"Loving Yourself Means Drawing Those Boundaries"

The best advice I was ever told was “never date anyone that makes you believe you are hard to love.”

Usually, whenever my friends complained about prospective boothangs, it often resembled a familiar tune. Boys would take too long to respond and were too quick to say what they knew my friends wanted to hear. But the primary issue with these sorts of “mixed signals” is why the other person acts that way or would just never show up at all. It would make them feel insecure, unchill or the “c-word”, by which I mean crazy, having to wade through the murky no man’s land of perpetual limbo, sporadic texts or unclear intentions. But the truth is, if you don’t know with a guy, it’s a no. I can’t tell you how many times I had to gently whisper this painful truth in conversations with my stressed out, nearly teary-eyed girI friends. And I can’t tell you how many times I had to gently whisper this to myself.

When his words and actions are unreliable, drawing a boundary is hard. In fact, we may be counterintuitive to the very way we are naturally wired as humans. According to Ivan Pavlov’s Theory of Classical Conditioning, our behavior is a result of a learning process in which new behaviors are modified through their association with consequences. In a lab setting, they found that the most effective reinforcements of their rat specimen’s behavior was when the timing of reinforcing food pellets was unpredictable. So for humans, naturally, our reward centers light up like a Christmas tree when we gamble or play lottery games.

All of this is all to say that, girl, you made yourself the rat.

He may want to spend time with you. He may want to hook up with you. Decide if this capacity works for you. If it does, great! But if it doesn’t, don’t perpetuate your own heartbreak. If you want him, and he wants you only some of the time, your self esteem becomes frantic for the food pellets. This is not good for your soul. So while it is incredibly difficult to un-make yourself the rat, it is also incredibly liberating when you feel in control of yourself–your time, your boundaries and that presh little heart that works hard to beat for you every day. Next time when those seeds of doubt manifest into that unsettling feeling of deep insecurity, it’s time to realize you have different needs (not worse) and just move on.

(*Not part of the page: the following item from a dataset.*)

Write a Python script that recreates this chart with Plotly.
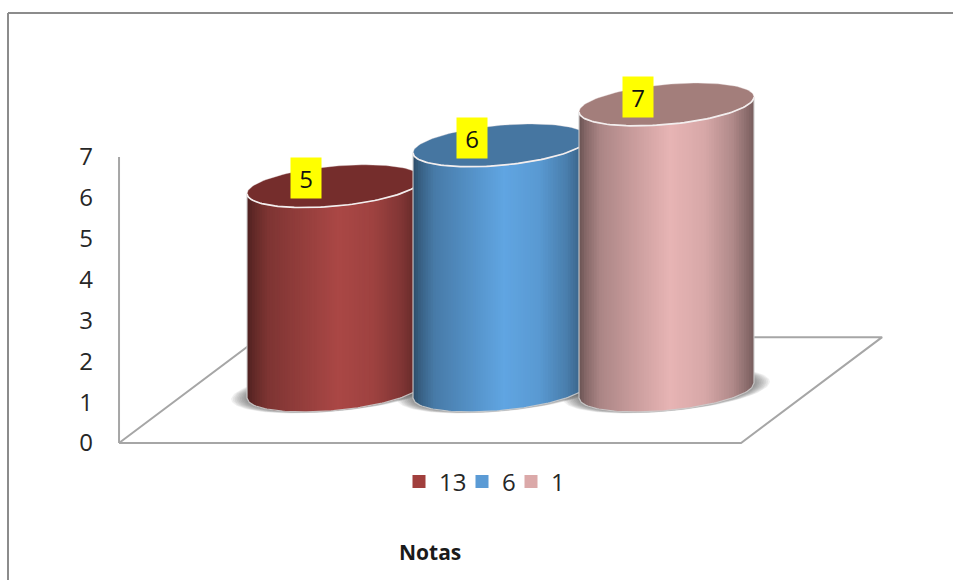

People can and do change. However, that growth is the responsibility of the other. Not yours. You can support them. You can point them to helpful external resources. Accept the person you are dating for who they are and who they are not. In the end, you can never and will never be able to change them into what you want them to be. So just ask yourself: if this person stayed like this forever, would you be down? So when they tell you who they are, believe them. When someone is really interested in you, you will know. When this happens, let things feel effortless, natural and easy. You will hear from this person often, as they are just as invested in progress and just as invested in you. There will not be mixed signals. It will be clear. Either he’s into you or he’s not. And either you’re into him or you're not. It’s really that easy. For real. And you will always be okay. I promise.